Tak berselang lama sejak bermigrasi ke Indonesia, singkong merupakan salah satu tanaman yang melekat dengan rakyat. Sebagai tanaman rakyat, singkong lebih berperan untuk pangan penduduk di daerah rawan pangan. Meskipun singkong tergolong tanaman luar yang di-Indonesiakan, namun pertumbuhannya disini boleh dibilang sempurna.
Hasilnya melimpah meski dibeberapa tempat tidak dibarengi dengan penanganan yang serius. Keuntungan ini, tanpa disadari menempatkan Indonesia sebagai penghasil singkong terbesar ketiga di dunia dengan kapasitas 11 juta ton pertahun.
Saat ini Indonesia tergolong penghasil singkong yang punya peluang untuk dimanfaatkan sebagai salah satu komoditi ekspor untuk mengimbangi ekspor migas yang mulai merosot.
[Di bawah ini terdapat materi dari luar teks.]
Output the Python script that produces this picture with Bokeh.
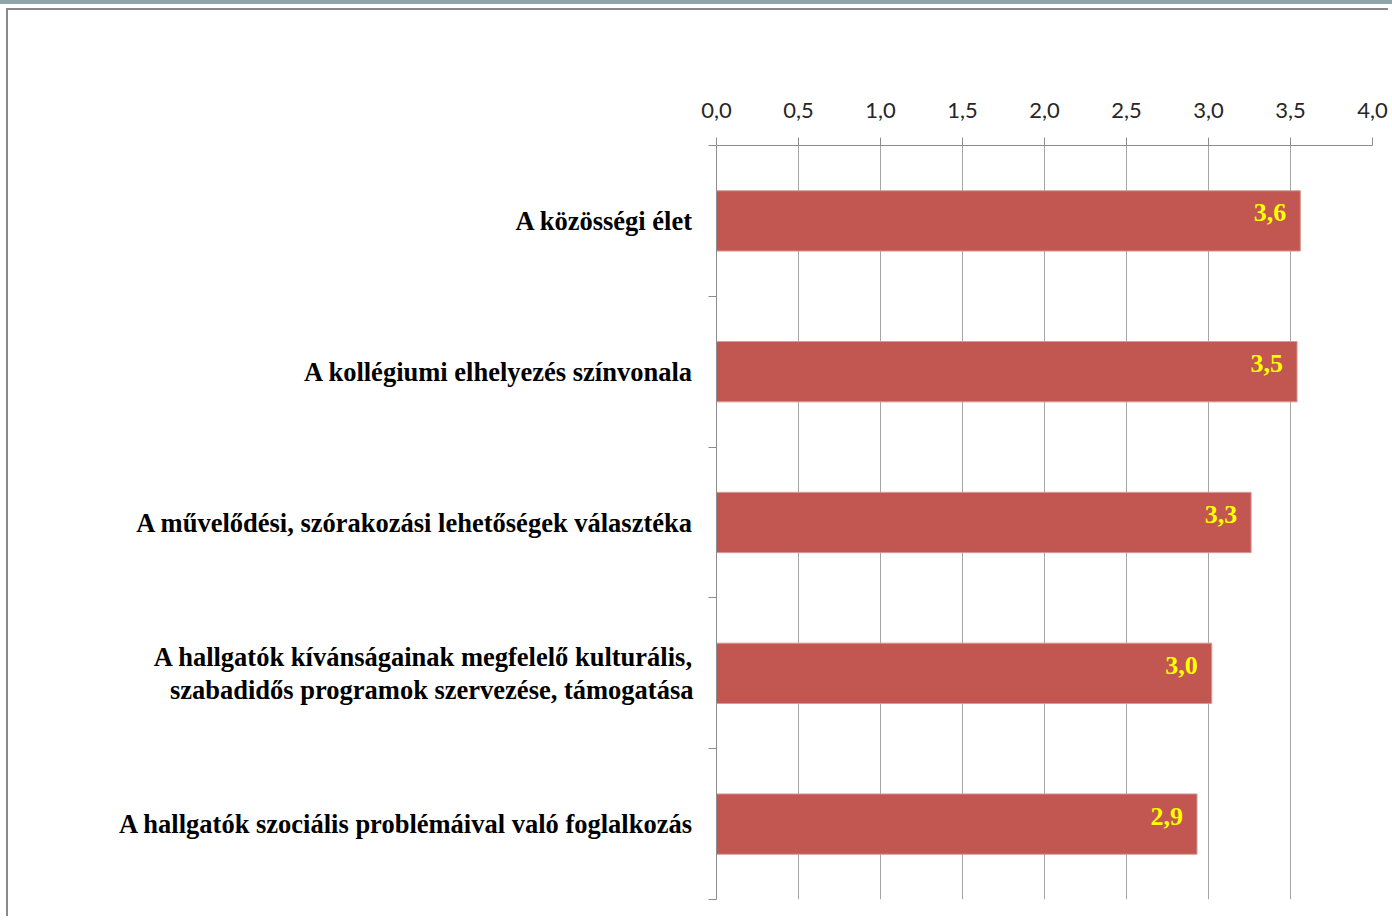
from bokeh.plotting import figure
from bokeh.models import ColumnDataSource, FixedTicker, Range1d
from bokeh.core.properties import value
from bokeh.embed import file_html
from bokeh.resources import INLINE

categories = [
    "A közösségi élet",
    "A kollégiumi elhelyezés színvonala",
    "A művelődési, szórakozási lehetőségek választéka",
    "A hallgatók kívánságainak megfelelő kulturális,\nszabadidős programok szervezése, támogatása",
    "A hallgatók szociális problémáival való foglalkozás",
]
values = [3.56, 3.54, 3.26, 3.02, 2.93]
x_ticks = [0.0, 0.5, 1.0, 1.5, 2.0, 2.5, 3.0, 3.5, 4.0]

n = len(categories)
ypos = [i + 0.5 for i in range(n)]
labels = [f"{v:.1f}".replace(".", ",") for v in values]

src = ColumnDataSource(dict(y=ypos, v=values, lab=labels))

W, H = 1382, 908
p = figure(width=W, height=H, output_backend="svg", toolbar_location=None,
           x_range=Range1d(0, 4), y_range=Range1d(n, 0),
           x_axis_location="above",
           min_border_left=708, min_border_right=W - 1364,
           min_border_top=135, min_border_bottom=H - 889)
p.styles = {
    "margin-left": "6px",
    "margin-top": "8px",
    "border-top": "2px solid #8a8a8a",
    "border-left": "2px solid #8a8a8a",
    "box-shadow": "0 4px 0 8px #ffffff, 0 0 0 8px #8BA5A8",
}
p.outline_line_color = None
p.background_fill_color = "white"
p.border_fill_color = "white"

p.hbar(y="y", right="v", left=0, height=0.4, source=src,
       fill_color="#C25651", line_color="#D89A98", line_width=1)

p.text(x="v", y="y", text="lab", source=src, x_offset=-14, y_offset=-8,
       text_align="right", text_baseline="middle",
       text_color="#FFFF00", text_font=value("Liberation Serif"),
       text_font_style="bold", text_font_size="26px")

# x axis (top)
xa = p.xaxis[0]
xa.ticker = FixedTicker(ticks=x_ticks, minor_ticks=[])
xa.major_label_overrides = {t: f"{t:.1f}".replace(".", ",") for t in x_ticks}
xa.major_label_text_font = "Lato"
xa.major_label_text_font_size = "22px"
xa.major_label_text_color = "#262626"
xa.axis_line_color = "#8c8c8c"
xa.major_tick_line_color = "#8c8c8c"
xa.major_tick_out = 8
xa.major_tick_in = 0
xa.minor_tick_line_color = None
xa.major_label_standoff = 20

# y axis (categories)
ya = p.yaxis[0]
ya.ticker = FixedTicker(ticks=ypos, minor_ticks=list(range(n + 1)))
ya.major_label_overrides = {y: c for y, c in zip(ypos, categories)}
ya.major_label_text_font = "Liberation Serif"
ya.major_label_text_font_style = "bold"
ya.major_label_text_font_size = "26.5px"
ya.major_label_text_line_height = 1.1
ya.major_label_text_color = "#000000"
ya.major_label_text_align = "right"
ya.axis_line_color = "#8c8c8c"
ya.major_tick_line_color = None
ya.major_tick_out = 0
ya.major_tick_in = 0
ya.minor_tick_line_color = "#8c8c8c"
ya.minor_tick_out = 8
ya.minor_tick_in = 0
ya.major_label_standoff = 15

p.xgrid.ticker = FixedTicker(ticks=x_ticks)
p.xgrid.grid_line_color = "#a6a6a6"
p.xgrid.grid_line_width = 1
p.ygrid.grid_line_color = None

open("out.html", "w").write(file_html(p, INLINE))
Tanpa disadari sampai sejauh ini dunia persingkongan Indonesia belum menggembirakan dan nyata sekali belum ditangani secara serius.
Sebaliknya Thailan, yang menduduki urutan keempat sebagai penghasil singkong berhasil merajai pasaran di dunia termasuk ke Indonesia. Bahkan, sampai detik ini Indonesia masih mengimpor singkong dalam bentuk pellet, chip, dan tapioka serta turunannya. Oleh karenanya Tim dari Prodi Teknologi Rekayasa Kimia Industri (TRKI) Vokasi Undip, yakni Mohamad Endy Julianto, Fitria Arifina, Istiqamah Harnama  dan Deshinta Maharani berupaya mengembangkan gagasan recovery pati terlarut.
Fitria menyampaikan bahwa pati terlarut merupakan produk hasil pengolahan singkong menjadi tepung tapioka yang tidak dapat mengendap. Hal ini disebabkan ukurannya yang sangat halus dan larut sempurna dalam air. Pati terlarut sangat dibutuhkan oleh berbagai industri besar seperti industri tekstil, kertas kualitas tinggi, pembuat plester, lem, makanan, dan lain-lain. Permintaan pati terlarut yang sangat tinggi dan belum tersediaannya di Indonesia, menyebabkan para produsen (industri besar) masih impor.
Hal ini sangat ironis, karena pati dapat dihasilkan oleh industri tapioka. Kandungan pati dalam singkong adalah 32%. Kandungan ini meliputi pati terlarut dan pati tidak terlarut (pektin). Industri tapioka di Indonesia hanya mampu mengambil pati tidak terlarut sebagai produk, sedangkan pati terlarut dibuang bersamaan dengan limbah cair industri. Padahal pati terlarut mempunyai nilai ekonomis yang sangat tinggi jika dibanding dengan pati tidak terlarut, ujar Istiqamah.
Deshinta mengungkapkan bahwa recovery pati terlarut dari limbah cair tapioka saat ini belum dilakukan di Indonesia. Mengingat tingginya nilai ekonomi pati terlarut, untuk itu perlu dicari alternatif solusinya. Alternatif yang diusulkan adalah reverse osmosis.
Endy menambahkan bahwa reverse osmosis merupakan proses pemisahan menggunakan membran tidak berpori bergaya gerak tekan. Pemisahan terjadi bila tekanan yang diberikan melebihi tekanan osmotiknya. Penggunaan reverse osmosis diharapkan mampu merecovery pati terlarut dari limbah cair tapioka lebih dari 90%.